The map shows the relative risk as sea level rises using a Coastal Vulnerability Index calculated based on tidal range, wave height, coastal slope, shoreline change, landform and processes, and historical rate of relative sea level rise. {Data sourced from Hammar-Klose and Thieler 2001, figure available in the NCA3}.

Every year, at multiple locations along the coast of the United States, events such as storm surges, high tides, strong waves, heavy precipitation, increased river flow, and tsunamis cause damaging coastal floods. As global sea level rises, higher water levels will exacerbate the impacts of these incidents, resulting in deeper floods that last longer and extend further inland.

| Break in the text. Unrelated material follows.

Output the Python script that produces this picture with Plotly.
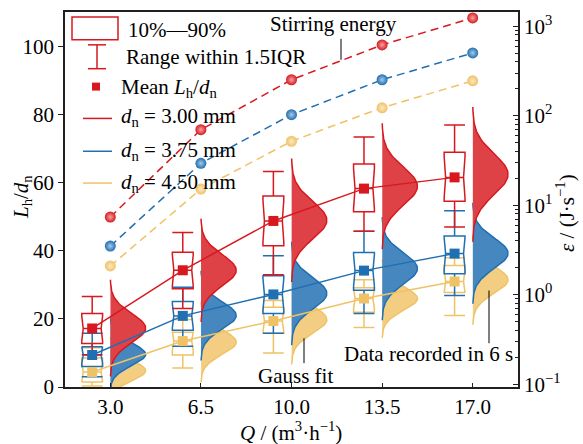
import numpy as np
import plotly.graph_objects as go

# ---------------- data ----------------
Q_labels = ["3.0", "6.5", "10.0", "13.5", "17.0"]
series = ["3.00", "3.75", "4.50"]
colors = ["#d7191f", "#1f6fb2", "#f0c266"]
tint = ["#e25a5e", "#5f95c8", "#f6d592"]
center_tint = ["#f3a3a5", "#a9c9e8", "#fbe9c4"]

# 10%-90% box, 1.5IQR whisker range, mean of Lh/dn
red_p10 = [12.8, 28.9, 41.5, 51.5, 54.6]
red_p90 = [21.6, 39.6, 56.1, 65.5, 69.0]
red_lo = [9.5, 23.1, 33.0, 45.8, 47.0]
red_hi = [26.6, 45.4, 63.3, 73.5, 77.0]
red_mean = [17.2, 34.3, 48.8, 58.3, 61.6]

blue_p10 = [6.0, 16.7, 21.6, 28.4, 33.3]
blue_p90 = [11.8, 25.1, 32.7, 39.5, 44.4]
blue_lo = [3.0, 12.0, 15.8, 21.6, 26.9]
blue_hi = [15.8, 29.3, 38.6, 45.8, 51.8]
blue_mean = [9.4, 20.9, 27.2, 34.2, 39.2]

yel_p10 = [1.5, 9.4, 15.8, 22.0, 27.8]
yel_p90 = [8.5, 16.1, 23.4, 29.2, 35.7]
yel_lo = [0.3, 5.6, 10.0, 17.5, 21.0]
yel_hi = [11.5, 19.8, 25.4, 31.5, 38.0]
yel_mean = [4.4, 13.5, 19.4, 26.0, 31.0]

# Gauss fit of the recorded data (centre, sigma, normalised peak width)
red_mu = [17.3, 34.3, 49.0, 59.0, 62.5]
red_sd = [4.3, 4.6, 5.5, 5.6, 6.0]
blue_mu = [9.6, 21.0, 27.5, 34.8, 39.3]
blue_sd = [3.3, 4.0, 4.6, 4.6, 4.5]
yel_mu = [4.8, 13.2, 19.8, 26.0, 31.5]
yel_sd = [3.0, 3.6, 4.0, 3.5, 4.0]
peak_w = [0.39, 0.39, 0.39, 0.39, 0.39]

# stirring energy (J/s), right log axis
red_E = [7.4, 70, 253, 620, 1240]
blue_E = [3.5, 29.5, 103, 253, 504]
yel_E = [2.1, 15.2, 52, 123, 246]
E_ticks = [0.1, 1, 10, 100, 1000]
E_ticktext = ["10<sup>−1</sup>", "10<sup>0</sup>", "10<sup>1</sup>",
              "10<sup>2</sup>", "10<sup>3</sup>"]

p10 = [red_p10, blue_p10, yel_p10]
p90 = [red_p90, blue_p90, yel_p90]
lo = [red_lo, blue_lo, yel_lo]
hi = [red_hi, blue_hi, yel_hi]
means = [red_mean, blue_mean, yel_mean]
mus = [red_mu, blue_mu, yel_mu]
sds = [red_sd, blue_sd, yel_sd]
energies = [red_E, blue_E, yel_E]

FONT = "Liberation Serif, Times New Roman, Times, serif"
xpos = list(range(len(Q_labels)))
box_off = -0.2

fig = go.Figure()

# stirring energy (dashed lines with spheres)
for s in range(3):
    fig.add_trace(go.Scatter(
        x=xpos, y=energies[s], yaxis="y2", mode="lines+markers",
        line=dict(color=colors[s], width=1.5, dash="8px,5px"),
        marker=dict(size=11, color=colors[s],
                    gradient=dict(type="radial", color=center_tint[s])),
        showlegend=False, hoverinfo="skip"))

# histograms + gauss fits (yellow below, red on top)
for s in [2, 1, 0]:
    for i in xpos:
        mu, sd = mus[s][i], sds[s][i]
        yy = np.linspace(mu - 3.3 * sd, mu + 3.3 * sd, 90)
        xx = i + peak_w[i] * np.exp(-(yy - mu) ** 2 / (2 * sd ** 2))
        fig.add_trace(go.Scatter(
            x=xx, y=yy, mode="lines", fill="toself",
            fillcolor=tint[s],
            fillpattern=dict(shape="-", fgcolor=colors[s], bgcolor=tint[s],
                             size=2, solidity=0.8),
            line=dict(color=colors[s], width=1.5),
            showlegend=False, hoverinfo="skip"))

# boxes
for s in [2, 1, 0]:
    fig.add_trace(go.Box(
        x=[i + box_off for i in xpos],
        q1=p10[s], q3=p90[s], median=means[s],
        lowerfence=lo[s], upperfence=hi[s],
        notchspan=[0.42 * (b - a) for a, b in zip(p10[s], p90[s])],
        notched=True, notchwidth=0.07, width=0.23, whiskerwidth=1,
        line=dict(color=colors[s], width=1.5),
        fillcolor="rgba(0,0,0,0)", boxpoints=False,
        showlegend=False, hoverinfo="skip"))

# mean lines + squares
for s in [2, 1, 0]:
    fig.add_trace(go.Scatter(
        x=[i + box_off for i in xpos], y=means[s], mode="lines+markers",
        line=dict(color=colors[s], width=1.5),
        marker=dict(symbol="square", size=10, color=colors[s]),
        showlegend=False, hoverinfo="skip"))

# ---------------- layout helpers (pixel -> paper) ----------------
L, R, T, B = 65, 518, 10, 387
def PX(x):
    return (x - L) / (R - L)
def PY(y):
    return (B - y) / (B - T)

shapes = []
ann = []
tf = dict(family=FONT, size=21, color="black")

# legend: box icon
shapes.append(dict(type="rect", xref="paper", yref="paper",
                   x0=PX(72), x1=PX(118), y0=PY(38), y1=PY(15),
                   line=dict(color=colors[0], width=1.5)))
# whisker icon
shapes.append(dict(type="line", xref="paper", yref="paper",
                   x0=PX(97), x1=PX(97), y0=PY(43), y1=PY(67),
                   line=dict(color=colors[0], width=1.5)))
for yy in (43, 67):
    shapes.append(dict(type="line", xref="paper", yref="paper",
                       x0=PX(88), x1=PX(106), y0=PY(yy), y1=PY(yy),
                       line=dict(color=colors[0], width=1.5)))
# mean square
shapes.append(dict(type="rect", xref="paper", yref="paper",
                   x0=PX(92), x1=PX(100), y0=PY(89), y1=PY(81),
                   fillcolor=colors[0], line=dict(width=0)))
# line icons
for s, yy in zip(range(3), (117, 150, 182)):
    shapes.append(dict(type="line", xref="paper", yref="paper",
                       x0=PX(83), x1=PX(112), y0=PY(yy), y1=PY(yy),
                       line=dict(color=colors[s], width=1.5)))

def text(x, y, t, xa="left"):
    ann.append(dict(xref="paper", yref="paper", x=PX(x), y=PY(y), text=t,
                    showarrow=False, xanchor=xa, yanchor="middle", font=tf))

text(126, 28, "10%—90%")
text(124, 55, "Range within 1.5IQR")
text(119, 86, "Mean <i>L</i><sub>h</sub>/<i>d</i><sub>n</sub>")
for s, yy in zip(range(3), (116, 150, 182)):
    text(119, yy, "<i>d</i><sub>n</sub> = %s mm" % series[s])

# callouts
text(333, 22, "Stirring energy", "center")
shapes.append(dict(type="line", xref="paper", yref="paper",
                   x0=PX(341), x1=PX(341), y0=PY(37), y1=PY(58),
                   line=dict(color="black", width=1)))
text(295, 376, "Gauss fit", "center")
shapes.append(dict(type="line", xref="paper", yref="paper",
                   x0=PX(304), x1=PX(304), y0=PY(338), y1=PY(363),
                   line=dict(color="black", width=1)))
text(428, 354, "Data recorded in 6 s", "center")
shapes.append(dict(type="line", xref="paper", yref="paper",
                   x0=PX(489), x1=PX(489), y0=PY(290), y1=PY(343),
                   line=dict(color="black", width=1)))

# axis titles
ann.append(dict(xref="paper", yref="paper", x=PX(22), y=PY(196),
                text="<i>L</i><sub>h</sub>/<i>d</i><sub>n</sub>",
                textangle=-90, showarrow=False, font=tf,
                xanchor="center", yanchor="middle"))
ann.append(dict(xref="paper", yref="paper", x=PX(566), y=PY(212),
                text="<i>ε</i> / (J·s<sup>−1</sup>)",
                textangle=-90, showarrow=False, font=tf,
                xanchor="center", yanchor="middle"))
ann.append(dict(xref="paper", yref="paper", x=PX(291), y=PY(432),
                text="<i>Q</i> / (m<sup>3</sup>·h<sup>−1</sup>)",
                showarrow=False, font=tf, xanchor="center", yanchor="middle"))

axcol = "#231f20"
fig.update_layout(
    width=583, height=444,
    margin=dict(l=L, r=583 - R, t=T, b=444 - B),
    paper_bgcolor="white", plot_bgcolor="white",
    boxmode="overlay",
    font=tf,
    shapes=shapes, annotations=ann,
    xaxis=dict(range=[-0.5, 4.5], tickvals=xpos, ticktext=Q_labels,
               ticks="inside", ticklen=4, tickcolor=axcol,
               showline=True, linecolor=axcol, linewidth=1.5, mirror=True,
               showgrid=False, zeroline=False, tickfont=tf),
    yaxis=dict(range=[0, 110.2], tickvals=[0, 20, 40, 60, 80, 100],
               ticks="outside", ticklen=5, tickcolor=axcol,
               showline=True, linecolor=axcol, linewidth=1.5,
               showgrid=False, zeroline=False, tickfont=tf),
    yaxis2=dict(type="log", range=[-1.03, 3.16], overlaying="y", side="right",
                tickvals=E_ticks, ticktext=E_ticktext,
                ticks="inside", ticklen=5, tickcolor=axcol,
                minor=dict(ticks="inside", ticklen=3, tickcolor=axcol,
                           dtick="D1", showgrid=False),
                showline=True, linecolor=axcol, linewidth=1.5,
                showgrid=False, zeroline=False, tickfont=tf),
)

fig.write_html("out.html")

Additionally, as climate changes, some coastal hazards are projected to increase. For instance, coasts may see more severe or more frequent storms and heavier rainfall events. Observed global mean sea level rise for 1900 to the present, and projected global mean sea level rise for four scenarios from the present to 2100. Average global sea level rose eight inches during the last century, and scientists are highly confident that it will continue rising in the future. By 2100, global sea level is projected to be between 8 inches and 6.6 feet higher than it was in 1992. At regional and smaller scales, relative sea level is also affected by vertical land movement and ocean currents, but any amount of global sea level rise will increase the frequency and magnitude of coastal flooding impacts, posing an increasing threat to people, infrastructure, and coastal economies (Source: U.S. Climate Resilience Toolkit).

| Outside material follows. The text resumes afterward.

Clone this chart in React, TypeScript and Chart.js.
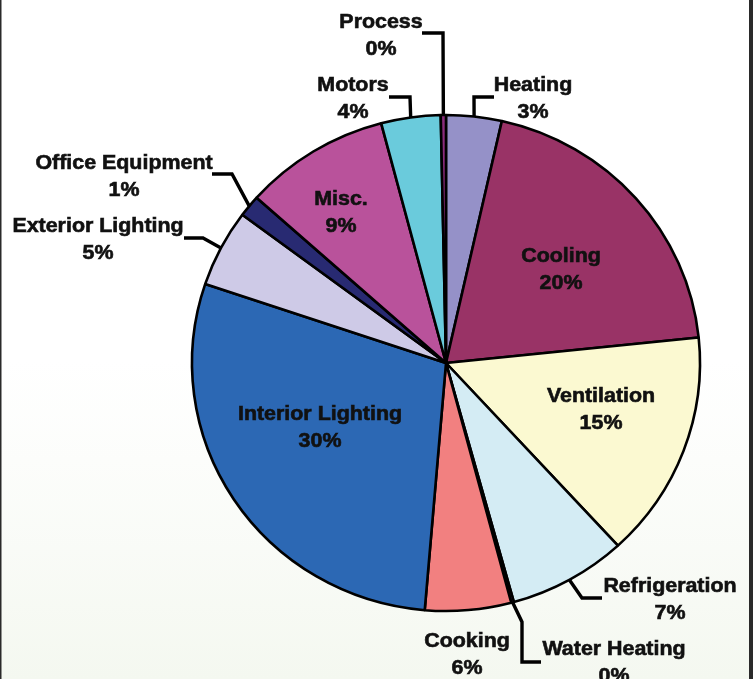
import React, { useEffect, useRef } from "react";
import { Chart, registerables } from "chart.js";

Chart.register(...registerables);

const CATEGORIES = [
  "Heating",
  "Cooling",
  "Ventilation",
  "Refrigeration",
  "Water Heating",
  "Cooking",
  "Interior Lighting",
  "Exterior Lighting",
  "Office Equipment",
  "Misc.",
  "Motors",
  "Process",
];
const SHARES = [3.53, 19.83, 14.81, 7.53, 0.17, 5.47, 28.83, 5.03, 1.42, 9.28, 3.78, 0.33];
const PERCENT_LABELS = ["3%", "20%", "15%", "7%", "0%", "6%", "30%", "5%", "1%", "9%", "4%", "0%"];
const COLORS = [
  "#9591c8",
  "#993366",
  "#fbf9d1",
  "#d4ecf4",
  "#7b2c86",
  "#f28080",
  "#2c68b4",
  "#cecae7",
  "#282a72",
  "#b9529b",
  "#6acbdc",
  "#8b2c7c",
];

// label layout: text centre x, first baseline y, leader path (from stub end toward arc)
type Layout = { x: number; y: number; leader?: number[][] };
const LAYOUT: Layout[] = [
  { x: 533, y: 91, leader: [[494, 97], [474, 97]] },
  { x: 561, y: 262 },
  { x: 601, y: 402 },
  { x: 670, y: 592, leader: [[602, 598], [582, 598]] },
  { x: 614, y: 655, leader: [[541, 662], [522, 662], [522, 622]] },
  { x: 467, y: 647 },
  { x: 320, y: 420 },
  { x: 98, y: 232, leader: [[184, 238], [203, 238]] },
  { x: 124, y: 169, leader: [[212, 174], [232, 174]] },
  { x: 341, y: 205 },
  { x: 353, y: 91, leader: [[389, 97], [410, 97]] },
  { x: 381, y: 28, leader: [[422, 33], [443, 33]] },
];

const SY = 249 / 255;

const bgPlugin = {
  id: "bg",
  beforeDraw(chart: any) {
    const { ctx, width, height } = chart;
    ctx.save();
    ctx.fillStyle = "#ffffff";
    ctx.fillRect(0, 0, width, height);
    const g = ctx.createLinearGradient(0, 360, 0, height);
    g.addColorStop(0, "rgba(246,249,243,0)");
    g.addColorStop(1, "rgba(244,248,240,1)");
    ctx.fillStyle = g;
    ctx.fillRect(0, 360, width, height - 360);
    ctx.fillStyle = "#2a2a2a";
    ctx.fillRect(0, 0, 1.5, height);
    ctx.fillRect(749, 0, 4, height);
    ctx.restore();
  },
};

const ellipsePlugin = {
  id: "ellipse",
  beforeDatasetsDraw(chart: any) {
    const arc = chart.getDatasetMeta(0).data[0];
    const ctx = chart.ctx;
    ctx.save();
    ctx.translate(arc.x, arc.y);
    ctx.scale(1, SY);
    ctx.translate(-arc.x, -arc.y);
  },
  afterDatasetsDraw(chart: any) {
    chart.ctx.restore();
  },
};

const labelPlugin = {
  id: "labels",
  afterDraw(chart: any) {
    const ctx = chart.ctx;
    const meta = chart.getDatasetMeta(0);
    ctx.save();
    ctx.strokeStyle = "#000";
    ctx.lineWidth = 3.4;
    ctx.lineJoin = "miter";
    ctx.lineCap = "butt";
    meta.data.forEach((arc: any, i: number) => {
      const lay = LAYOUT[i];
      if (lay.leader) {
        const mid = (arc.startAngle + arc.endAngle) / 2;
        const tx = arc.x + Math.cos(mid) * arc.outerRadius;
        const ty = arc.y + Math.sin(mid) * arc.outerRadius * SY;
        ctx.beginPath();
        ctx.moveTo(lay.leader[0][0], lay.leader[0][1]);
        for (let k = 1; k < lay.leader.length; k++) ctx.lineTo(lay.leader[k][0], lay.leader[k][1]);
        ctx.lineTo(tx, ty);
        ctx.stroke();
      }
    });
    ctx.fillStyle = "#111";
    ctx.strokeStyle = "#111";
    ctx.lineWidth = 0.6;
    ctx.font = "bold 20px 'Liberation Sans', Arial, sans-serif";
    ctx.textAlign = "center";
    ctx.textBaseline = "alphabetic";
    CATEGORIES.forEach((name, i) => {
      const lay = LAYOUT[i];
      const lines = [name, PERCENT_LABELS[i]];
      lines.forEach((t, k) => {
        ctx.save();
        ctx.translate(lay.x, lay.y + k * 26.5);
        ctx.scale(1.07, 1);
        ctx.fillText(t, 0, 0);
        ctx.strokeText(t, 0, 0);
        ctx.restore();
      });
    });
    ctx.restore();
  },
};

export default function App() {
  const ref = useRef<HTMLCanvasElement | null>(null);
  useEffect(() => {
    if (!ref.current) return;
    const chart = new Chart(ref.current, {
      type: "pie",
      data: {
        labels: CATEGORIES,
        datasets: [
          {
            data: SHARES,
            backgroundColor: COLORS,
            borderColor: "#000",
            borderWidth: 2.6,
            radius: 254,
          } as any,
        ],
      },
      options: {
        animation: false,
        responsive: false,
        events: [],
        layout: { padding: { left: 192, right: 53, top: 109, bottom: 62 } },
        plugins: { legend: { display: false }, tooltip: { enabled: false } },
      },
      plugins: [bgPlugin, ellipsePlugin, labelPlugin],
    });
    return () => chart.destroy();
  }, []);
  return (
    <div style={{ position: "absolute", left: 0, top: 0, width: 753, height: 679 }}>
      <canvas ref={ref} width={753} height={679} style={{ display: "block" }} />
    </div>
  );
}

As of 2013, coastal shoreline counties were home to 133.2 million people, or 42% of the population. The coasts are economic engines that support jobs in defense, fishing, transportation, and tourism industries; contribute substantially to the U.S. gross domestic product; and serve as hubs of commerce, with seaports connecting the country with global trade partners. Coasts are home to diverse ecosystems such as beaches, intertidal zones, reefs, seagrasses, salt marshes, estuaries, and deltas that support a range of important services including fisheries, recreation, and coastal storm protection. U.S. coasts span three oceans as well as the Gulf of Mexico, the Great Lakes, and Pacific and Caribbean islands (Source: Chapter 8 of the Fourth National Climate Assessment).

Guiding Concepts
  1. What areas currently are at greatest risk of coastal flooding?

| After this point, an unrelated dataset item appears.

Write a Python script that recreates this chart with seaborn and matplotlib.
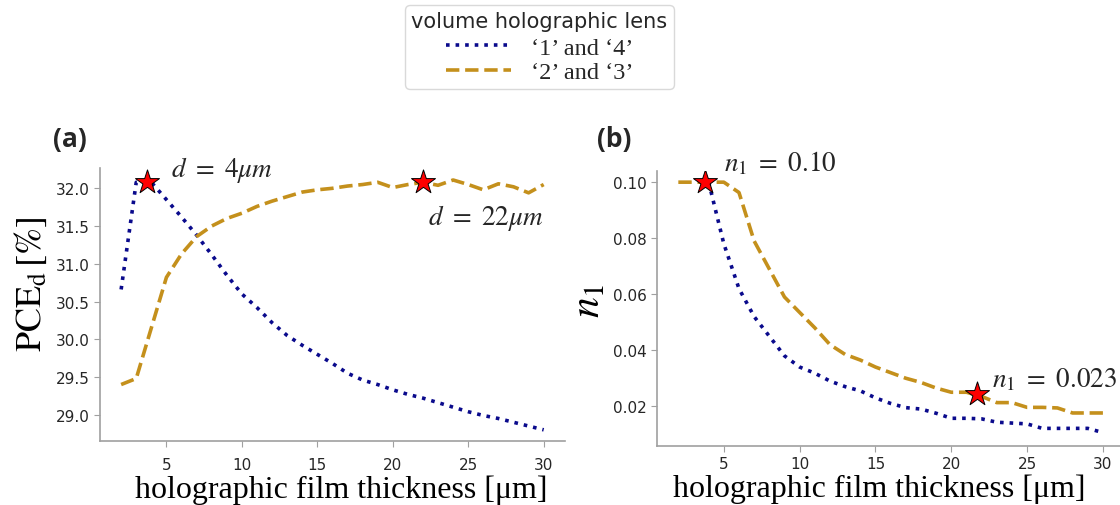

  2. What areas are going to be impacted in the future as sea level rises?
  3. In what areas are there additional factors that add to the risk?
  4. Where are vulnerable populations, infrastructure, and sectors in relation to the flooding risk areas?
  5. What analyses can be done to quantify current and future potential impacts?
  6. Can we quantify how natural and built environments can contribute to resilience to coastal flooding?